Key Highlights

  • Airport façades have evolved into high-performance, responsive systems shaping experience and operations.
  • Calibrated, context-specific designs replace uniform façades, improving comfort and energy efficiency.
  • Façades now act as intelligent, integrated systems guiding movement and optimising performance.
Airport terminals have evolved from functional shelters to performance-driven systems that shape experience, efficiency and identity
Airport terminals have evolved from functional shelters to performance-driven systems that shape experience, efficiency and identity

Airport infrastructure has evolved from compact, inward-looking facilities to expansive environments defined by scale, transparency and architectural ambition. What began as purely functional enclosures has now transformed into integrated systems where design, performance and passenger experience converge.

Today, the airport façade is no longer just a boundary – it is a critical interface shaping how airports perform, operate and are experienced.

This shift is not simply about increasing glass or achieving greater visual openness. It reflects a deeper transition in how the airport envelope is understood. Earlier terminals prioritised enclosure and protection, followed by a phase that celebrated transparency and visual connectivity. Today, the expectation is far more complex – the envelope must perform, adapt and respond.

This progression – from enclosure to expression to performance – marks the emergence of what can be described as “smart skins”.

Façades that respond, not repeat
Façades that respond, not repeat

From Uniform Façades To Calibrated Skins

One of the clearest indicators of this shift is the move away from uniform façade systems. Large terminals are often designed as singular architectural objects, but they do not function uniformly. Solar exposure varies across orientations, passenger dwell patterns differ across zones, and operational intensity fluctuates throughout the building. Yet facade systems are frequently standardised for convenience.

This creates a disconnect between how the building performs and how it is actually used. A more evolved approach begins by recognising this variation and designing the envelope accordingly — not as a single system, but as a set of calibrated responses embedded within the same structure. In practice, this often means varying façade performance by orientation, integrating shading strategies selectively and aligning transparency levels with functional zones.

This shift becomes most visible during execution – something I have seen repeatedly in large terminal programmes, where initial façade strategies were uniform across the building. As the design progressed into execution, it became evident that different orientations and zones demanded different performance responses. Introducing calibrated façade variations at that stage significantly improved both thermal performance and passenger comfort.

Daylight in large-span terminals
Daylight in large-span terminals

A similar condition becomes even more pronounced in brownfield terminal expansions, where new façade systems must integrate with existing structures and operational environments. In one such instance, variations in structural grids, orientation and legacy systems made it difficult to apply a uniform façade strategy. This required recalibrating façade responses zone by zone, ultimately leading to a more context-responsive and performance-driven solution.
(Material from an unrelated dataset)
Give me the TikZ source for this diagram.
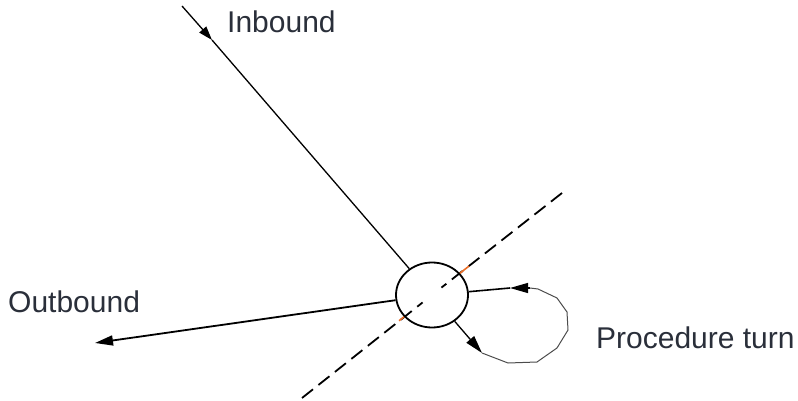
\documentclass[tikz,border=0pt]{standalone}
\usepackage{fontspec}
\setmainfont{Liberation Sans}
\usetikzlibrary{shapes.geometric,arrows.meta,calc}

\definecolor{labeltext}{RGB}{42,47,58}
\definecolor{fixorange}{RGB}{235,110,40}

\tikzset{
  fixcircle/.style={draw,ellipse,line width=1.8pt,minimum width=72pt,minimum height=65pt,inner sep=0pt},
  legline/.style={line width=1.3pt},
  turnline/.style={draw=black!70,line width=1pt},
  dashline/.style={line width=1.8pt,dash pattern=on 14pt off 7pt},
  tip/.style={-{Triangle[length=18pt,width=10pt]}},
  smalltip/.style={-{Triangle[length=14pt,width=9pt]}},
  lbl/.style={text=labeltext,font=\fontsize{30}{35}\selectfont,anchor=base west,inner sep=0pt}
}

\begin{document}
\begin{tikzpicture}[x=1pt,y=-1pt]
\useasboundingbox (0,0) rectangle (798,401);

\node[fixcircle] (fix) at (432,295) {};

% labels
\node[lbl] (inbound) at (227,33) {Inbound};
\node[lbl] (outbound) at (8,312) {Outbound};
\node[lbl] (procturn) at (596,348) {Procedure turn};

% the dashed line through the fix
\coordinate (dashU) at (562,193);
\coordinate (dashL) at (302,398);
\draw[dashline,shorten >=12pt] (dashU) -- (fix.center);
\draw[dashline,shorten >=12pt] (dashL) -- (fix.center);
\draw[fixorange,line width=1.6pt] (fix.38) -- ($(fix.center)!1.33!(fix.38)$);
\draw[fixorange,line width=1.6pt] (fix.218) -- ($(fix.center)!1.18!(fix.218)$);

% inbound leg
\coordinate (inS) at (182,6);
\coordinate (inA) at (212,40);
\draw[legline,smalltip] (inS) -- (inA);
\draw[legline] (inA) -- (fix);

% outbound leg
\coordinate (outE) at (95,343);
\draw[line width=1.8pt,tip] (fix) -- (outE);

% procedure turn
\coordinate (pt1) at (482,353);
\coordinate (pt2) at (508,363);
\coordinate (pt3) at (537,362);
\coordinate (pt4) at (557,348);
\coordinate (pt5) at (568,330);
\coordinate (pt6) at (567,312);
\coordinate (pt7) at (557,298);
\coordinate (pt8) at (538,289);
\coordinate (pt9) at (530,288);
\coordinate (pt10) at (510,288);
\draw[legline,tip] (fix) -- (pt1);
\draw[turnline] (pt1) -- (pt2) -- (pt3) -- (pt4) -- (pt5) -- (pt6) -- (pt7) -- (pt8) -- (pt9);
\draw[legline,tip] (pt9) -- (pt10);
\draw[line width=1.6pt] (pt10) -- (fix);
\end{tikzpicture}
\end{document}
The façade is no longer a fixed solution – it is a set of decisions that must vary across the building. Performance variability is not a constraint – it is a design strategy.

This also leads to a necessary rethinking of transparency itself. For years, transparency has been associated with openness and modernity in airport design. However, as terminals have become more transparent, they have also become more energy intensive. Extensive glazing, when uniformly applied across orientations, introduces uneven heat gain, glare and higher reliance on mechanical systems.
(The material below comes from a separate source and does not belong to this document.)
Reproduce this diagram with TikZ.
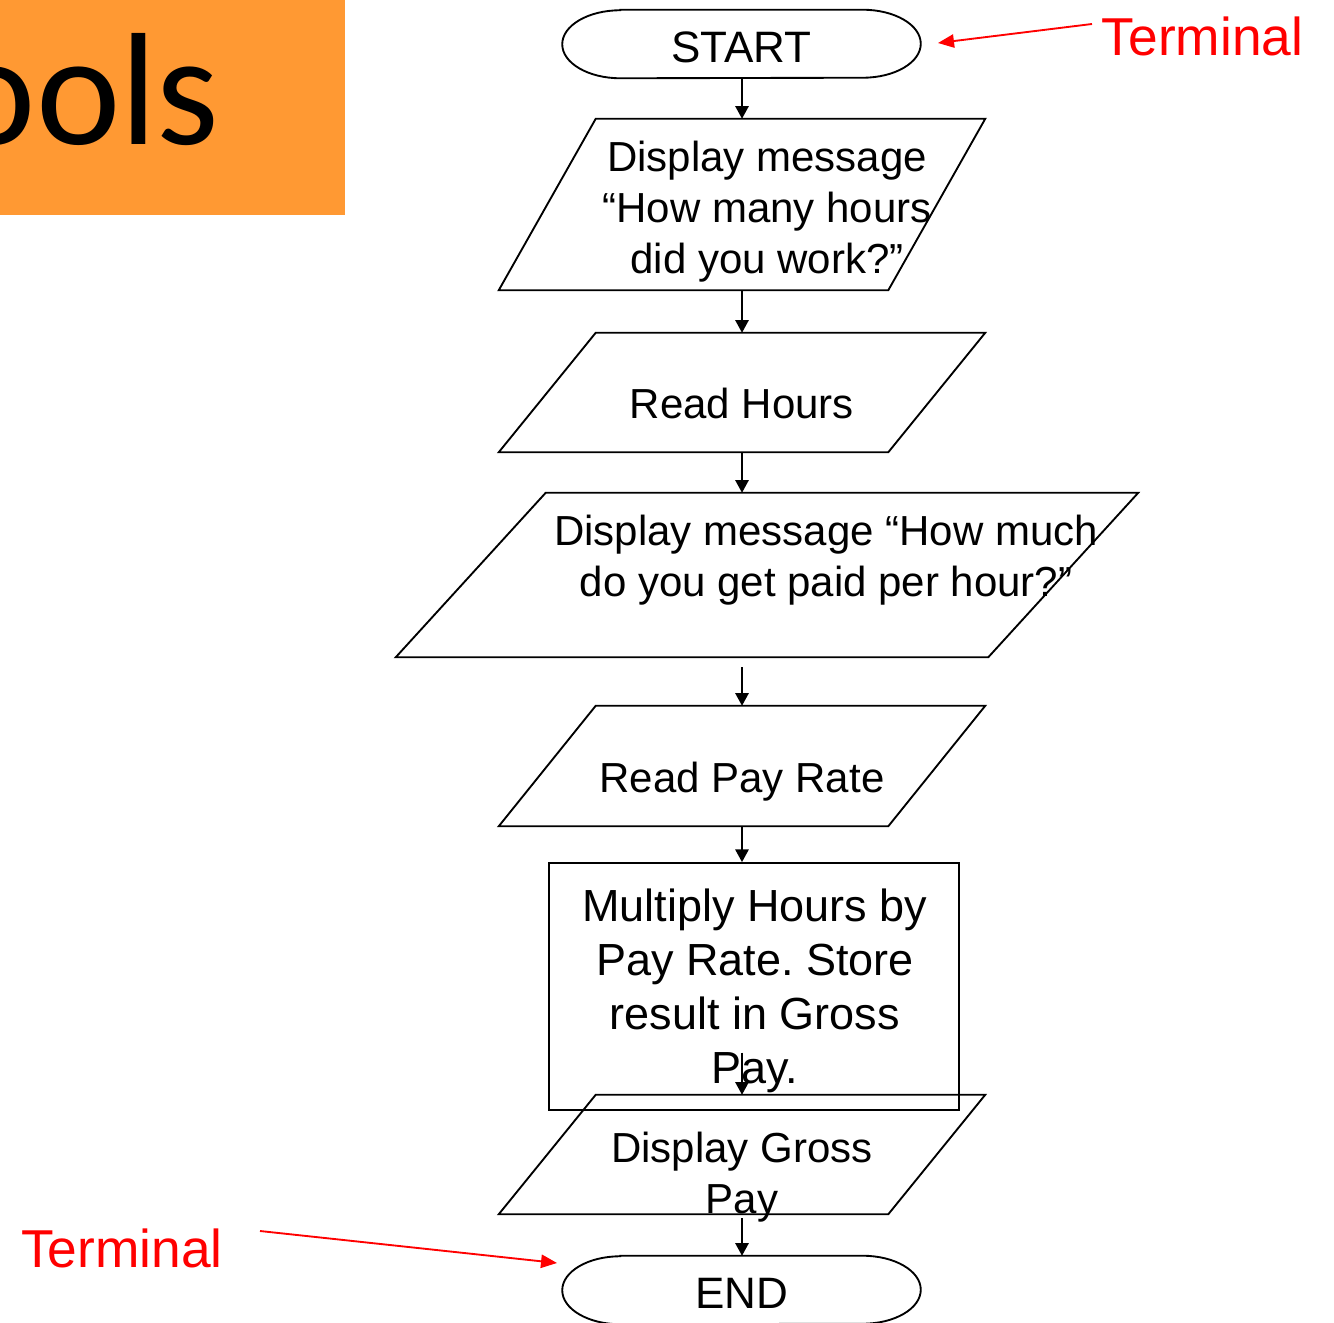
\documentclass[tikz,border=0pt]{standalone}
\usepackage{fontspec}
\setmainfont{Liberation Sans}
\newfontfamily\calibrifont{Carlito}
\usetikzlibrary{arrows.meta,calc}
\definecolor{orangebg}{RGB}{255,153,51}
\definecolor{annred}{RGB}{255,0,0}
\frenchspacing
\newcommand\termoutline[1]{%
  \draw[outl] ($(#1.north west)+(43.5pt,0pt)$) -- ($(#1.north east)+(-43.5pt,0pt)$)
    arc[start angle=90,end angle=-90,x radius=43.5pt,y radius=25.5pt]
    -- ($(#1.south west)+(43.5pt,0pt)$)
    arc[start angle=270,end angle=90,x radius=43.5pt,y radius=25.5pt] -- cycle;}
\newcommand\paraoutline[2]{%
  \draw[outl] ([xshift=#2]#1.north west) -- (#1.north east)
    -- ([xshift=-#2]#1.south east) -- (#1.south west) -- cycle;}
\begin{document}
\begin{tikzpicture}[x=0.75pt,y=-0.75pt,
  outl/.style={draw=black,line width=1.4pt},
  arr/.style={draw=black,line width=1.4pt,-{Triangle[length=9.5pt,width=10pt]}},
  redarr/.style={draw=annred,line width=1.4pt,-{Triangle[length=12pt,width=10pt]}},
  term/.style={minimum width=268.5pt,minimum height=51pt,inner sep=0pt,text height=28pt,text depth=0pt,font=\fontsize{33}{38}\selectfont},
  pbox/.style={minimum width=364.5pt,inner sep=0pt},
  txt/.style={inner sep=0pt,align=center,font=\fontsize{31.5}{38}\selectfont},
  redtxt/.style={inner sep=0pt,text=annred,font=\fontsize{40}{46}\selectfont}]
\useasboundingbox (0,0) rectangle (1334,1323);
% title fragment
\fill[orangebg] (0,0) rectangle (345,215);
\begin{scope}
  \clip (0,0) rectangle (345,215);
  \node[inner sep=0pt,anchor=base east,font=\calibrifont\fontsize{120}{144}\selectfont] (title) at (220,145) {ools};
\end{scope}
% terminals
\node[term] (start) at (741.5,44) {START};
\termoutline{start}
\node[term] (end) at (741.5,1290) {END};
\termoutline{end}
% parallelograms
\node[pbox,minimum height=128.25pt] (p1) at (742,204.5) {};
\paraoutline{p1}{72.75pt}
\node[txt] (t1) at (767,211.5) {Display message\\“How many hours\\did you work?”};
\node[pbox,minimum height=89.25pt] (p2) at (742,392.5) {};
\paraoutline{p2}{72.75pt}
\node[txt,anchor=base] (t2) at (742,418) {Read Hours};
\node[inner sep=0pt,minimum width=556.5pt,minimum height=123pt] (p3) at (767,575) {};
\paraoutline{p3}{112.5pt}
\node[txt] (t3) at (826,560) {Display message “How much\\do you get paid per hour?”};
\node[pbox,minimum height=90pt] (p4) at (742,766) {};
\paraoutline{p4}{72.75pt}
\node[txt,anchor=base] (t4) at (742,792) {Read Pay Rate};
\node[outl,inner sep=0pt,minimum width=307.5pt,minimum height=185.25pt] (calc) at (754,986.5) {};
\node[txt,font=\fontsize{33.75}{40.5}\selectfont] (t5) at (755,991) {Multiply Hours by\\Pay Rate. Store\\result in Gross\\Pay.};
\node[pbox,minimum height=89.25pt] (p5) at (742,1154.5) {};
\paraoutline{p5}{72.75pt}
\node[txt] (t6) at (742,1177) {Display Gross\\Pay};
% connectors
\draw[arr] (start.south -| p1.north) -- (p1.north);
\draw[arr] (p1.south) -- (p2.north);
\draw[arr] (p2.south) -- (p2.south |- p3.north);
\draw[arr] ($(p3.south -| p4.north)+(0pt,-7.5pt)$) -- (p4.north);
\draw[arr] (p4.south) -- (p4.south |- calc.north);
\draw[arr] ($(p5.north)+(0pt,31.5pt)$) -- (p5.north);
\draw[arr] ($(p5.south)+(0pt,-3pt)$) -- (p5.south |- end.north);
% annotations
\node[redtxt,anchor=base] (lblA) at (1202.5,56) {Terminal};
\coordinate (a1) at (1092,24);
\coordinate (a1tip) at (938,43);
\draw[redarr] (a1) -- (a1tip);
\node[redtxt,anchor=base] (lblB) at (122,1267) {Terminal};
\coordinate (b1) at (260,1231);
\coordinate (b1tip) at (557,1263);
\draw[redarr] (b1) -- (b1tip);
\end{tikzpicture}
\end{document}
More glass does not necessarily translate to a better experience – in many cases, it delivers the opposite. The result is a paradox where visual openness can undermine environmental performance. Resolving this requires moving beyond maximum transparency towards a more controlled and intentional use of glazing – where visibility, comfort and efficiency are balanced.

The Operational envelope beyond materials, into systems
The Operational envelope beyond materials, into systems

Fenestration As A Driver Of Movement And Experience

As façade systems become more calibrated, their influence extends beyond environmental performance into how passengers experience and navigate the terminal. In large, complex spaces, movement is not guided by signage alone.

Light, views and visual connections play an equally important role. Subtle variations in daylight intensity, framed external views and controlled transparency can create intuitive directional cues. When aligned with spatial planning, these elements can guide passengers naturally through the terminal, reducing cognitive load and improving flow.

During operational readiness, passenger movement aligned more intuitively with zones offering stronger daylight access and visual connectivity. This reinforces the idea that fenestration can function as a behavioural design tool, shaping how users move through space without explicit direction.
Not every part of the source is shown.